Cette pièce annonce le retour sur les planches de Pauline Martin. "Pauline et moi avons toujours eu une bonne communication. Elle se mourait de revenir au théâtre. Avec Pauline, on propose et elle "contre-propose"! Ce sont des ajustements, des compromis", affirme Jacques Rossi, le sourire aux lèvres. Puis, il lance: "C’est une pièce de dialogues et de relations qui nous parle de sujets qui font encore partie de notre quotidien.
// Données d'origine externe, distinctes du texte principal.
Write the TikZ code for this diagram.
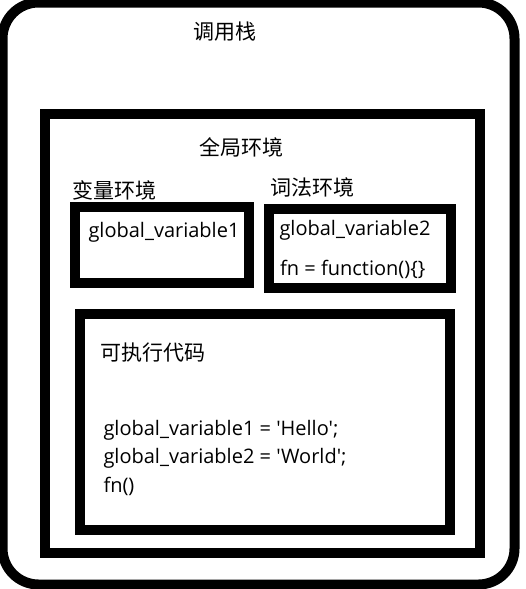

J’espère que ça vous touchera là où ça me touche, c’est-à-dire qu’un être humain malheureux et empêtré cherche comment s’en sortir et apprend, ce faisant, qu’on ne fait pas d’omelette sans casser des oeufs."

C.V.

Marcel Dubé écrit initialement Florence pour la télévision, en 1957. Après qu’il l’eut adaptée pour la scène, la pièce est présentée pour la première fois à la Comédie canadienne en 1960. À travers Florence, l’auteur traduit – avec quelques années d’avance et une intuition certaine – les doutes et les préoccupations d’une génération qui se prépare à vivre les grands bouleversements de la Révolution tranquille. Selon Jacques Rossi, Florence représente la pièce transitoire de Marcel Dubé, celle qui fait le pont entre la période plus lyrique de l’auteur (où il s’inspire de ses souvenirs d’enfance) et un théâtre plus psychologique dans lequel Dubé se livre à une critique de la bourgeoisie de l’époque. Il existe deux versions de Florence: celle écrite en 1957 et une autre que Marcel Dubé a remaniée en 1970, à la lumière des changements politiques, sociaux et culturels que vivait le Québec. Jacques Rossi a choisi de monter la première version, dans laquelle il considère la prise de parole des personnages plus directe. La dernière présentation de Florence à Montréal remonte à 1987, dans une mise en scène de Lorraine Pintal, au même Théâtre Denise-Pelletier.